In the logs I can see the segment ID is 05b2b9ac6c9e5682.

But in the X-Ray trace, the segment ID for the root segment is 2b7d5b4a2a2d96e9.


Furthermore, the trace ID is also different:

  • in the logs it’s 1–59504311-d765e7accb8558871fa89d6d
  • in the X-Ray console it’s 1–59504312–5ef2a3eda0c1b2c4d64dda00

This was very odd, so I decided to track the trace ID in the logs vs in the X-Ray console, starting with a coldstart.

Bingo! Looks like it’s a bug in the X-Ray SDK for Nodejs where AWSXray.getSegment() returns the root segment from the previous invocation..


Update 03/07/2017 : whilst there was a bug in the X-Ray SDK wrt tracking the trace-id, adding annotations and metadata to the root segment is simply not supported, which the doc doesn’t explicitly state. You can work around this by creating a subsegment that covers the entire span of your function invocation to act as your custom root segment and attach any annotation and metadata related to the invocation there.


Conclusion

So there you have it, my weekend escapade with AWS X-Ray and Lambda :-)

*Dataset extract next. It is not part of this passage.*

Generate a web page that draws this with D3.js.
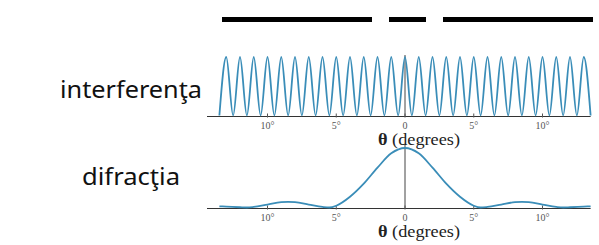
<!DOCTYPE html>
<html>
<head>
<meta charset="utf-8">
<script src="https://cdn.jsdelivr.net/npm/d3@7"></script>
<style>
  body { margin: 0; background: #fff; }
  svg { display: block; }
</style>
</head>
<body>
<div id="chart"></div>
<script>
// interference: extrema (peaks every 1 deg)
var interfTheta = [-13.5, -13, -12.5, -12, -11.5, -11, -10.5, -10, -9.5, -9, -8.5, -8, -7.5, -7, -6.5, -6, -5.5, -5, -4.5, -4, -3.5, -3, -2.5, -2, -1.5, -1, -0.5, 0,
  0.5, 1, 1.5, 2, 2.5, 3, 3.5, 4, 4.5, 5, 5.5, 6, 6.5, 7, 7.5, 8, 8.5, 9, 9.5, 10, 10.5, 11, 11.5, 12, 12.5, 13, 13.5];
var interfValue = [0, 1, 0, 1, 0, 1, 0, 1, 0, 1, 0, 1, 0, 1, 0, 1, 0, 1, 0, 1, 0, 1, 0, 1, 0, 1, 0, 1,
  0, 1, 0, 1, 0, 1, 0, 1, 0, 1, 0, 1, 0, 1, 0, 1, 0, 1, 0, 1, 0, 1, 0, 1, 0, 1, 0];

// diffraction
var diffTheta = [-13.5, -13, -12, -11.5, -11, -10, -9, -8.5, -8, -7, -6, -5.5, -5, -4, -3, -2, -1, 0,
  1, 2, 3, 4, 5, 5.5, 6, 7, 8, 8.5, 9, 10, 11, 11.5, 12, 13, 13.5];
var diffValue = [0.02, 0.015, 0.004, 0, 0.01, 0.05, 0.09, 0.095, 0.09, 0.05, 0.01, 0, 0.03, 0.18, 0.40, 0.67, 0.91, 1,
  0.91, 0.67, 0.40, 0.18, 0.03, 0, 0.01, 0.05, 0.09, 0.095, 0.09, 0.05, 0.01, 0, 0.004, 0.015, 0.02];

var tickValues = [-10, -5, 0, 5, 10];
var tickLabels = ["10°", "5°", "0", "5°", "10°"];

var w = 599, h = 245;

var svg = d3.select("#chart")
  .append("svg")
  .attr("width", w)
  .attr("height", h);

// slit bars at the top
var bars = [[222, 372], [389, 426], [443, 593]];
svg.selectAll(".slit")
  .data(bars)
  .enter().append("rect")
  .attr("class", "slit")
  .attr("x", function(d) { return d[0]; })
  .attr("y", 17)
  .attr("width", function(d) { return d[1] - d[0]; })
  .attr("height", 5)
  .attr("fill", "#000");

var x = d3.scaleLinear().domain([0, 10]).range([405, 542.5]);

function panel(theta, vals, axisY, topY, lineTop, label, labelX, labelY, labelLen) {
  var y = d3.scaleLinear().domain([0, 1]).range([axisY - 1, topY]);
  var g = svg.append("g");

  // axis line
  g.append("line")
    .attr("x1", x(-14.4)).attr("x2", x(13.5))
    .attr("y1", axisY).attr("y2", axisY)
    .attr("stroke", "#333").attr("stroke-width", 1.2);

  // vertical line at 0
  g.append("line")
    .attr("x1", x(0)).attr("x2", x(0))
    .attr("y1", lineTop).attr("y2", axisY)
    .attr("stroke", "#444").attr("stroke-width", 1);

  g.selectAll(".tick")
    .data(tickValues)
    .enter().append("line")
    .attr("x1", function(d) { return x(d); })
    .attr("x2", function(d) { return x(d); })
    .attr("y1", axisY - 3).attr("y2", axisY + 1)
    .attr("stroke", "#555").attr("stroke-width", 1);

  g.selectAll(".ticklabel")
    .data(tickValues)
    .enter().append("text")
    .attr("x", function(d) { return x(d); })
    .attr("y", axisY + 12)
    .attr("text-anchor", "middle")
    .attr("font-family", "Liberation Serif, serif")
    .attr("font-size", 10)
    .attr("fill", "#555")
    .text(function(d, i) { return tickLabels[i]; });

  var line = d3.line()
    .x(function(d, i) { return x(theta[i]); })
    .y(function(d) { return y(d); })
    .curve(d3.curveMonotoneX);

  g.append("path")
    .datum(vals)
    .attr("d", line)
    .attr("fill", "none")
    .attr("stroke", "#3a8db8")
    .attr("stroke-width", 1.8);

  // axis title
  var t = g.append("text")
    .attr("x", 378)
    .attr("y", axisY + 28)
    .attr("font-family", "Liberation Serif, serif")
    .attr("font-size", 16)
    .attr("fill", "#222")
    .attr("textLength", 82)
    .attr("lengthAdjust", "spacingAndGlyphs");
  t.append("tspan").attr("font-weight", "bold").text("θ");
  t.append("tspan").text(" (degrees)");

  // side label
  svg.append("text")
    .attr("x", labelX)
    .attr("y", labelY)
    .attr("font-family", "'Comic Sans MS', 'Noto Sans', sans-serif")
    .attr("font-size", 23)
    .attr("fill", "#111")
    .attr("textLength", labelLen)
    .attr("lengthAdjust", "spacingAndGlyphs")
    .text(label);
}

panel(interfTheta, interfValue, 116.5, 57, 55, "interferenţa", 60, 98, 142);
panel(diffTheta, diffValue, 208.5, 148, 145, "difracţia", 82, 185, 98);
</script>
</body>
</html>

Overall I’m impressed with what I saw, and feel X-Ray would have added a lot of value to the serverless architecture I was building at Yubl. However, the inability to span traces over API Gateway endpoints makes it a far less useful addition to our ecosystem.

Furthermore, the X-Ray service is focused on execution time and helping you identify performance bottlenecks. However, there’s another important aspect to distributed tracing—helping you debug your system by ensuring a set of correlation IDs are captured in all log messages. X-Ray does not concern itself with this, although you can probably use the trace ids X-Ray provides you with it’s still up to you to capture them in all log messages and propagating all your logs to one easily searchable place. We invested some effort into enabling distributed tracing in our serverless architecture at Yubl, which you can read about in detail in this post.

Are you using X-Ray in production? I’d love to hear your thoughts and feedbacks on the service, and any pitfalls to look out for.